THE INPUT start

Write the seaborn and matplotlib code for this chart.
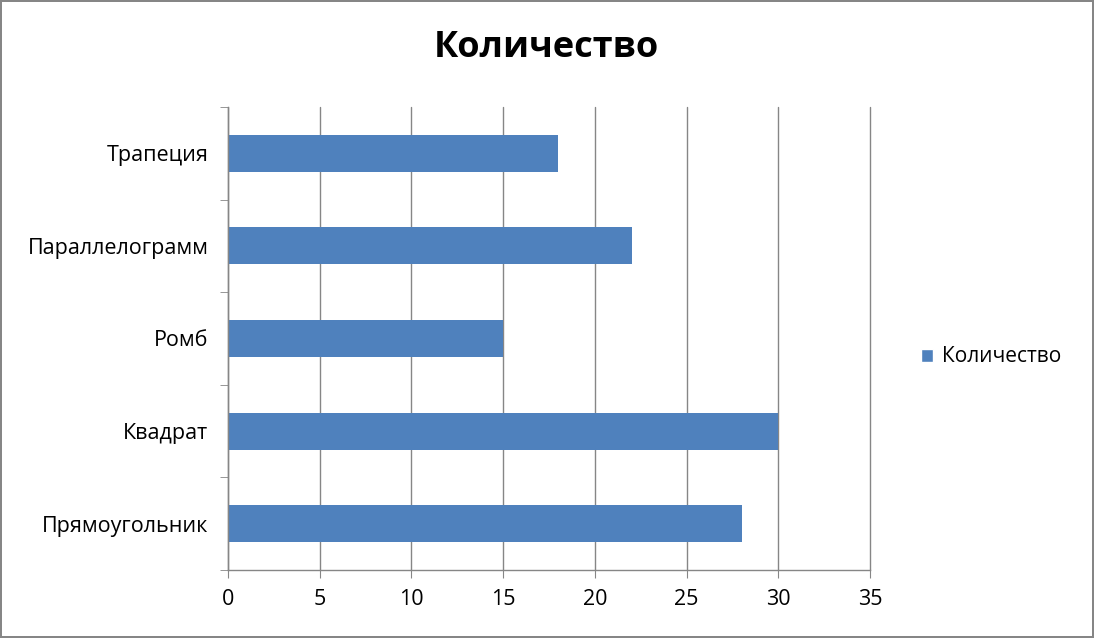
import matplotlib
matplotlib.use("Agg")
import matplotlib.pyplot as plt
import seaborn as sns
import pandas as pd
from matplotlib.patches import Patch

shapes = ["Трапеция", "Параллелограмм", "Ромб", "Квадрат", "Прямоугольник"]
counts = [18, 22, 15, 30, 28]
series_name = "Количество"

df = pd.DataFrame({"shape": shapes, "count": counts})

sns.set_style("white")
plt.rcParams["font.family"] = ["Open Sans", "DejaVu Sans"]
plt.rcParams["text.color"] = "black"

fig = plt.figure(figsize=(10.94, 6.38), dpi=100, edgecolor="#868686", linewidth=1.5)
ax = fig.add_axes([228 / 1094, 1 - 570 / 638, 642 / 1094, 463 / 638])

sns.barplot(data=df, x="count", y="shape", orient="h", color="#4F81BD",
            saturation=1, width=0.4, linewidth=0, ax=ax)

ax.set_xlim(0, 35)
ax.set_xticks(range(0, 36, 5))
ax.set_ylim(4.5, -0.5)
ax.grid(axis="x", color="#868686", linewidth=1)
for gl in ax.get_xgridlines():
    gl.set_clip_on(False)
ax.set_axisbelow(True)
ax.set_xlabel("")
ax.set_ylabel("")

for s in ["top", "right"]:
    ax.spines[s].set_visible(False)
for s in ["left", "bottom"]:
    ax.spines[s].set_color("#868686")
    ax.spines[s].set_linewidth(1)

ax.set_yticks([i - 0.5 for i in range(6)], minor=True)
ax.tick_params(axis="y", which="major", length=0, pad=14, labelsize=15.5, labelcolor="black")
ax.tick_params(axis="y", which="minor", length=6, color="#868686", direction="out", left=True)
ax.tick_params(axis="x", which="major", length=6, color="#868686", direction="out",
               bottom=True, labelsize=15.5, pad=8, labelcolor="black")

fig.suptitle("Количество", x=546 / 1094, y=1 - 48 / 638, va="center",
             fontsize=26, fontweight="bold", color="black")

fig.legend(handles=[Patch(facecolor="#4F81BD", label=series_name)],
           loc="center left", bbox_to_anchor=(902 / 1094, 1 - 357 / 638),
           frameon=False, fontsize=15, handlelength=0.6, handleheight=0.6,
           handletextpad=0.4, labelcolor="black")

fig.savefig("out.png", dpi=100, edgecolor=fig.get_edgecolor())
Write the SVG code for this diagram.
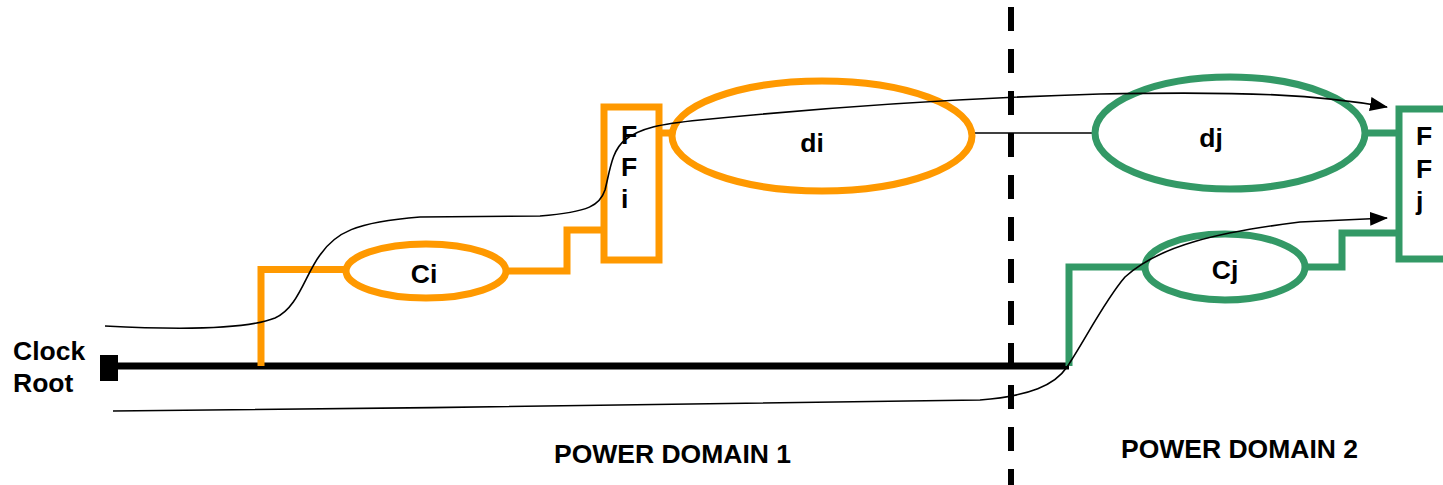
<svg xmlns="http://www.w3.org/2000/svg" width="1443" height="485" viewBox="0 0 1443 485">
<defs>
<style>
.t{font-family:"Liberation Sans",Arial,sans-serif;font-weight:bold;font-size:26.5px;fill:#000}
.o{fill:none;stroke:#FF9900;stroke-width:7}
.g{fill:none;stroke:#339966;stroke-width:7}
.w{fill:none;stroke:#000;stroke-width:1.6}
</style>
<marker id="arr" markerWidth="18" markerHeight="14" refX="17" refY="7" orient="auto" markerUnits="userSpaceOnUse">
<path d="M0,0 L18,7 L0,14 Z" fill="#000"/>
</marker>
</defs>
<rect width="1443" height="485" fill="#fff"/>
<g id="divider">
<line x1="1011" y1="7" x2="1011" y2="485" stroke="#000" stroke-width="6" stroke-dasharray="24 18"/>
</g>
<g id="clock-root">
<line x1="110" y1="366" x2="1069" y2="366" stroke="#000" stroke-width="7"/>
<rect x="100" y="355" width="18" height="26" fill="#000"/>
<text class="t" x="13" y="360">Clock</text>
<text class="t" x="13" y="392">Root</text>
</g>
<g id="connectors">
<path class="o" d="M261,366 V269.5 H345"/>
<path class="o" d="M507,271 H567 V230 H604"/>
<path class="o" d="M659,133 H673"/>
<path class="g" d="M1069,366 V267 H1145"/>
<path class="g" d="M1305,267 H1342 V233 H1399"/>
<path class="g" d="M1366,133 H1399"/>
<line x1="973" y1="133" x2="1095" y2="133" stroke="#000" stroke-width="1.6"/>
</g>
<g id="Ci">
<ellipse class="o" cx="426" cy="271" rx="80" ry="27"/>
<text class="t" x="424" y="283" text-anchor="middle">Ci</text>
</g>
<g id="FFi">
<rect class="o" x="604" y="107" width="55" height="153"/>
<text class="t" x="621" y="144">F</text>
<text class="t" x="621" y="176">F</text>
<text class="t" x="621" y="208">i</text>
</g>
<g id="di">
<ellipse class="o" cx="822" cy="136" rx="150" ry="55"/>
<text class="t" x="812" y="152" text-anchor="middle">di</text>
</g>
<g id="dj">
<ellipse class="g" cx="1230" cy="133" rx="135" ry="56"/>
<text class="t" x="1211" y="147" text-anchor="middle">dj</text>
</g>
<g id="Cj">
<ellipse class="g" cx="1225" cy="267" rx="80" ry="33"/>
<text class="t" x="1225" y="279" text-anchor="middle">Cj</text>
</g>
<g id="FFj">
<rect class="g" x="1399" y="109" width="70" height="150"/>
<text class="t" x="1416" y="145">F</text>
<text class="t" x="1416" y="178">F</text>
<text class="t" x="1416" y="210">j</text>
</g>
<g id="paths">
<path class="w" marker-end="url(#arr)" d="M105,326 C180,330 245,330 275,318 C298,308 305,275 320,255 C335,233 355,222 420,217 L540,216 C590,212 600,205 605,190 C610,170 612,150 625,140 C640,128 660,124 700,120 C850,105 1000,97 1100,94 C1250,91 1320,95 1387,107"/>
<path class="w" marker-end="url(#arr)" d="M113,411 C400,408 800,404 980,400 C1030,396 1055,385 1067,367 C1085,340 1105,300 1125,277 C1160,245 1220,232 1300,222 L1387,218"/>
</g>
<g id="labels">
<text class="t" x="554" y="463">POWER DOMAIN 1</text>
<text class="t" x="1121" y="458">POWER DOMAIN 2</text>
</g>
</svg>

THE INPUT end

● WORK REQUIRED:
Repeat all of the data above word for word, minus the pictures.

● TASK RESULT:
Write the seaborn and matplotlib code for this chart.
import matplotlib
matplotlib.use("Agg")
import matplotlib.pyplot as plt
import seaborn as sns
import pandas as pd
from matplotlib.patches import Patch

shapes = ["Трапеция", "Параллелограмм", "Ромб", "Квадрат", "Прямоугольник"]
counts = [18, 22, 15, 30, 28]
series_name = "Количество"

df = pd.DataFrame({"shape": shapes, "count": counts})

sns.set_style("white")
plt.rcParams["font.family"] = ["Open Sans", "DejaVu Sans"]
plt.rcParams["text.color"] = "black"

fig = plt.figure(figsize=(10.94, 6.38), dpi=100, edgecolor="#868686", linewidth=1.5)
ax = fig.add_axes([228 / 1094, 1 - 570 / 638, 642 / 1094, 463 / 638])

sns.barplot(data=df, x="count", y="shape", orient="h", color="#4F81BD",
            saturation=1, width=0.4, linewidth=0, ax=ax)

ax.set_xlim(0, 35)
ax.set_xticks(range(0, 36, 5))
ax.set_ylim(4.5, -0.5)
ax.grid(axis="x", color="#868686", linewidth=1)
for gl in ax.get_xgridlines():
    gl.set_clip_on(False)
ax.set_axisbelow(True)
ax.set_xlabel("")
ax.set_ylabel("")

for s in ["top", "right"]:
    ax.spines[s].set_visible(False)
for s in ["left", "bottom"]:
    ax.spines[s].set_color("#868686")
    ax.spines[s].set_linewidth(1)

ax.set_yticks([i - 0.5 for i in range(6)], minor=True)
ax.tick_params(axis="y", which="major", length=0, pad=14, labelsize=15.5, labelcolor="black")
ax.tick_params(axis="y", which="minor", length=6, color="#868686", direction="out", left=True)
ax.tick_params(axis="x", which="major", length=6, color="#868686", direction="out",
               bottom=True, labelsize=15.5, pad=8, labelcolor="black")

fig.suptitle("Количество", x=546 / 1094, y=1 - 48 / 638, va="center",
             fontsize=26, fontweight="bold", color="black")

fig.legend(handles=[Patch(facecolor="#4F81BD", label=series_name)],
           loc="center left", bbox_to_anchor=(902 / 1094, 1 - 357 / 638),
           frameon=False, fontsize=15, handlelength=0.6, handleheight=0.6,
           handletextpad=0.4, labelcolor="black")

fig.savefig("out.png", dpi=100, edgecolor=fig.get_edgecolor())
Write the SVG code for this diagram.
<svg xmlns="http://www.w3.org/2000/svg" width="1443" height="485" viewBox="0 0 1443 485">
<defs>
<style>
.t{font-family:"Liberation Sans",Arial,sans-serif;font-weight:bold;font-size:26.5px;fill:#000}
.o{fill:none;stroke:#FF9900;stroke-width:7}
.g{fill:none;stroke:#339966;stroke-width:7}
.w{fill:none;stroke:#000;stroke-width:1.6}
</style>
<marker id="arr" markerWidth="18" markerHeight="14" refX="17" refY="7" orient="auto" markerUnits="userSpaceOnUse">
<path d="M0,0 L18,7 L0,14 Z" fill="#000"/>
</marker>
</defs>
<rect width="1443" height="485" fill="#fff"/>
<g id="divider">
<line x1="1011" y1="7" x2="1011" y2="485" stroke="#000" stroke-width="6" stroke-dasharray="24 18"/>
</g>
<g id="clock-root">
<line x1="110" y1="366" x2="1069" y2="366" stroke="#000" stroke-width="7"/>
<rect x="100" y="355" width="18" height="26" fill="#000"/>
<text class="t" x="13" y="360">Clock</text>
<text class="t" x="13" y="392">Root</text>
</g>
<g id="connectors">
<path class="o" d="M261,366 V269.5 H345"/>
<path class="o" d="M507,271 H567 V230 H604"/>
<path class="o" d="M659,133 H673"/>
<path class="g" d="M1069,366 V267 H1145"/>
<path class="g" d="M1305,267 H1342 V233 H1399"/>
<path class="g" d="M1366,133 H1399"/>
<line x1="973" y1="133" x2="1095" y2="133" stroke="#000" stroke-width="1.6"/>
</g>
<g id="Ci">
<ellipse class="o" cx="426" cy="271" rx="80" ry="27"/>
<text class="t" x="424" y="283" text-anchor="middle">Ci</text>
</g>
<g id="FFi">
<rect class="o" x="604" y="107" width="55" height="153"/>
<text class="t" x="621" y="144">F</text>
<text class="t" x="621" y="176">F</text>
<text class="t" x="621" y="208">i</text>
</g>
<g id="di">
<ellipse class="o" cx="822" cy="136" rx="150" ry="55"/>
<text class="t" x="812" y="152" text-anchor="middle">di</text>
</g>
<g id="dj">
<ellipse class="g" cx="1230" cy="133" rx="135" ry="56"/>
<text class="t" x="1211" y="147" text-anchor="middle">dj</text>
</g>
<g id="Cj">
<ellipse class="g" cx="1225" cy="267" rx="80" ry="33"/>
<text class="t" x="1225" y="279" text-anchor="middle">Cj</text>
</g>
<g id="FFj">
<rect class="g" x="1399" y="109" width="70" height="150"/>
<text class="t" x="1416" y="145">F</text>
<text class="t" x="1416" y="178">F</text>
<text class="t" x="1416" y="210">j</text>
</g>
<g id="paths">
<path class="w" marker-end="url(#arr)" d="M105,326 C180,330 245,330 275,318 C298,308 305,275 320,255 C335,233 355,222 420,217 L540,216 C590,212 600,205 605,190 C610,170 612,150 625,140 C640,128 660,124 700,120 C850,105 1000,97 1100,94 C1250,91 1320,95 1387,107"/>
<path class="w" marker-end="url(#arr)" d="M113,411 C400,408 800,404 980,400 C1030,396 1055,385 1067,367 C1085,340 1105,300 1125,277 C1160,245 1220,232 1300,222 L1387,218"/>
</g>
<g id="labels">
<text class="t" x="554" y="463">POWER DOMAIN 1</text>
<text class="t" x="1121" y="458">POWER DOMAIN 2</text>
</g>
</svg>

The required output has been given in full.